Keep on saying that we’re winning, and maybe it’ll come true. For the rest of us grounded in reality, soybean prices are falling again, and soybean stocks are rising (and estimates of end
FYMY2018/2019 stocks have just been revised upward).
Figure 1: PPI for soybeans (teal, left scale), and soybean stocks, end-of-month, in millions of bushels (red squares, right scale). September 2019 and 2020 estimates from June 2019 WASDE. Source: BLS, USDA June 2019 WASDE. [graph corrected for end-month stocks, 10am 6/21]
On July 9, 2018 – nearly a year ago – reader CoRev wrote:
Julian & Menzie, no one has denied the impact of tariffs on FUTURES prices. Those of us arguing against the constant anti-tariff, anti-Trump dialogs have noted this will probably be a price blip lasting until US/Chinese negotiations end. We are on record saying the prices will be back approaching last year’s harvest season prices.
Soybean harvest season in North America is late September to end-November; the PPI in July 2018 when CoRev wrote the above comment was 148.3; the PPI for October-November 2017 was 159. As of latest reading (May 2019), the PPI was 134, i.e., a 17.1% price drop (log terms).
So far, CoRev‘s “price blip” has lasted some 12 months…let’s see how much more winning US farmers can take.
Addendum: On the winning ™ front, the Brazil-US spread has re-opened (in favor of Brazil, of course).

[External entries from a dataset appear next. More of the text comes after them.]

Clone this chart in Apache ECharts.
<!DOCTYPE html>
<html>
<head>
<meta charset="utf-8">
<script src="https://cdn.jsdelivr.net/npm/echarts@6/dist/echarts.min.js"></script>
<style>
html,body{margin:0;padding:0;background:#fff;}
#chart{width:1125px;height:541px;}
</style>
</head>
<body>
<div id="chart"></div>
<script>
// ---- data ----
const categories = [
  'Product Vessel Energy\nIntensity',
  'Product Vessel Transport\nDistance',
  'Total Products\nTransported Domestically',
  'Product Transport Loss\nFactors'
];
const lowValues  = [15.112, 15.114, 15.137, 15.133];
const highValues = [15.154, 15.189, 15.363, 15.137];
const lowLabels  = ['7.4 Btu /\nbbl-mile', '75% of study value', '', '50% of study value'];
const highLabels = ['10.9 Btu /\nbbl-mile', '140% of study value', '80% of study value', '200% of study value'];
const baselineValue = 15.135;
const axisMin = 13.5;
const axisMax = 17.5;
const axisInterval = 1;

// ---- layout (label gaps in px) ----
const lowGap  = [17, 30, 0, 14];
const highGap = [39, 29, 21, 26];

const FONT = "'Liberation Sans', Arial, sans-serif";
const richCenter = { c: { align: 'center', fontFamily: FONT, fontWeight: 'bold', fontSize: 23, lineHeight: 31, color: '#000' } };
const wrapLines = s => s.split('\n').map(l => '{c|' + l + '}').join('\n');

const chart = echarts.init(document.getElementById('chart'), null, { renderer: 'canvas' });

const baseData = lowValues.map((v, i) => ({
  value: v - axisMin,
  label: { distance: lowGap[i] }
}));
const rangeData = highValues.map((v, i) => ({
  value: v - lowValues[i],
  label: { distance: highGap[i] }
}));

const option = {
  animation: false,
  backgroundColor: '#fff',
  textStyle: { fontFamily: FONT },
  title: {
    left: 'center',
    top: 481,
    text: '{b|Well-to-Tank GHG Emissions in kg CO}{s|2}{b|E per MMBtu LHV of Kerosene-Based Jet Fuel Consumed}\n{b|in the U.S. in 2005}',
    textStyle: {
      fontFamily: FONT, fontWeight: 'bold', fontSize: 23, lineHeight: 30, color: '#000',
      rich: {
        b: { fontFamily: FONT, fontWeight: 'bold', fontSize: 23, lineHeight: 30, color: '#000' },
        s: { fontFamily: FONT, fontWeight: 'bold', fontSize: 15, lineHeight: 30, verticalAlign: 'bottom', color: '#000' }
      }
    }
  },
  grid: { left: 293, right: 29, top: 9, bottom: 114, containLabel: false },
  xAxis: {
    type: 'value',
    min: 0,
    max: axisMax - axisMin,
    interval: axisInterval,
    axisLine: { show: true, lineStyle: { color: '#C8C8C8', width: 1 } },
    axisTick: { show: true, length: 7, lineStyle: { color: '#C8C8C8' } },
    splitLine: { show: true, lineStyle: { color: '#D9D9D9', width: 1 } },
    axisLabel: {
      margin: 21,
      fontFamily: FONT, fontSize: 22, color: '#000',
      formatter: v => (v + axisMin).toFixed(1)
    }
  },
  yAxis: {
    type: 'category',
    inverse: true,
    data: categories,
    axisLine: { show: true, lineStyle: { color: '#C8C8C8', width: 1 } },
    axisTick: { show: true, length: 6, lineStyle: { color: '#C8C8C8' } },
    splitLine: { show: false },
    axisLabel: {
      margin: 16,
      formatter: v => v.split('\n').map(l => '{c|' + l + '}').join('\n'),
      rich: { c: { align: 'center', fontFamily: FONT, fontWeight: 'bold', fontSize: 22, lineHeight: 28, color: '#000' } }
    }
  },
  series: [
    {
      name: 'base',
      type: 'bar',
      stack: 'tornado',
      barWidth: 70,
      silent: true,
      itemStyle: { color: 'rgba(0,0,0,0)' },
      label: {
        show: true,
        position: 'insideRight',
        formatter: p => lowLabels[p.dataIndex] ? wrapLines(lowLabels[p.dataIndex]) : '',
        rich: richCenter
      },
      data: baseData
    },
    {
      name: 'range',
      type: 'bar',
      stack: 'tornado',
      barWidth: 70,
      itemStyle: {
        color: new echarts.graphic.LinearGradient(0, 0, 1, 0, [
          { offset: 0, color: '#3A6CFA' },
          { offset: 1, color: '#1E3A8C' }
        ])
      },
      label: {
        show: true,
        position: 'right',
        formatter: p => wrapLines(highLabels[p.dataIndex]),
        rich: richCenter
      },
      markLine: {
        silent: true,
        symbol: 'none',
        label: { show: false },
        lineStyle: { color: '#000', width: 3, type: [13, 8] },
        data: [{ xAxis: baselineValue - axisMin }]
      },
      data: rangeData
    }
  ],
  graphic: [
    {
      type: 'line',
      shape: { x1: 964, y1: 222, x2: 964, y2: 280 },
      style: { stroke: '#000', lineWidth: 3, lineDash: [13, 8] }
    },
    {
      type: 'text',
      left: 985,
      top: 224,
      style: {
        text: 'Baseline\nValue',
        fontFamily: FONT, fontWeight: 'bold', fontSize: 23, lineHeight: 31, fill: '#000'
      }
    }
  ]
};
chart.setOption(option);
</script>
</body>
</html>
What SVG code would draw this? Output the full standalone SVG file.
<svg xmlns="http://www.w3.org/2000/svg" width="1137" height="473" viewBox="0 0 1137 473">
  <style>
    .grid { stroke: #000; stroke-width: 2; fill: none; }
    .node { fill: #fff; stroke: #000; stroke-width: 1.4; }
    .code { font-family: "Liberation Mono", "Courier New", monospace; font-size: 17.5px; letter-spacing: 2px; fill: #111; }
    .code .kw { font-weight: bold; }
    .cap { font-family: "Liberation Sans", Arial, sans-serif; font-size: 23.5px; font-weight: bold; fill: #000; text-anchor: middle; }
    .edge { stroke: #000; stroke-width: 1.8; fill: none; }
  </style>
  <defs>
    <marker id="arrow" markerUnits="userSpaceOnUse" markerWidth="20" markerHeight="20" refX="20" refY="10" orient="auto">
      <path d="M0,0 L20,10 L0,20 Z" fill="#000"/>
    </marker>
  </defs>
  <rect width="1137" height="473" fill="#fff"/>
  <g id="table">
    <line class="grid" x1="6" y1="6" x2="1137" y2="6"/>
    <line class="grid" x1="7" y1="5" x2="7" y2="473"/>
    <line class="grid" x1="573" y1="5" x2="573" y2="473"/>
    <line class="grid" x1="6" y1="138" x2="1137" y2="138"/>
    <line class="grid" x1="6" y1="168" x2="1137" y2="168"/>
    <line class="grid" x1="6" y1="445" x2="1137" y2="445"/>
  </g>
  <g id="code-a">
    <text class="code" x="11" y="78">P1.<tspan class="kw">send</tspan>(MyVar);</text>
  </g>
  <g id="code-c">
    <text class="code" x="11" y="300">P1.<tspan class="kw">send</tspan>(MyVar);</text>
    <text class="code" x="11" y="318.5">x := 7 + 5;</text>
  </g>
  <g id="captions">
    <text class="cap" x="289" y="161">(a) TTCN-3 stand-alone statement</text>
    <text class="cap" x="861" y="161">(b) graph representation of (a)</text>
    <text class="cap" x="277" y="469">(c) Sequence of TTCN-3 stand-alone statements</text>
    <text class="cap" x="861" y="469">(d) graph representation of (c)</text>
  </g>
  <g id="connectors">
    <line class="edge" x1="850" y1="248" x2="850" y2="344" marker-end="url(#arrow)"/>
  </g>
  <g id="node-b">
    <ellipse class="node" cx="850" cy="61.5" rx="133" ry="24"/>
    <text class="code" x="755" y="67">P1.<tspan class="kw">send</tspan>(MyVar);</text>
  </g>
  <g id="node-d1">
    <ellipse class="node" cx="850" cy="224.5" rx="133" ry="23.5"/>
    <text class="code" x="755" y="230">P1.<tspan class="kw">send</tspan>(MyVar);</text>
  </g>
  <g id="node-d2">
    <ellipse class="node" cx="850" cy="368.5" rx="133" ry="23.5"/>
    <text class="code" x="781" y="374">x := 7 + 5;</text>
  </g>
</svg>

How much due to tariffs, sanctions, and how much due to weather? From USDA FAS:
Global soybean exports are forecast lower this month as a 2-million-ton reduction in U.S. exports more than offsets an increase in Argentina. Soybean imports are also lower following a 1-million-ton decline in the China forecast to 85 million. Global soybean ending stocks are lowered 384,000 tons this month as reduced stocks in Argentina and China more than offset an increase in the United States to 29.1 million tons. The U.S. season-average farm price for soybeans is reduced by $0.05 to $8.50 per bushel.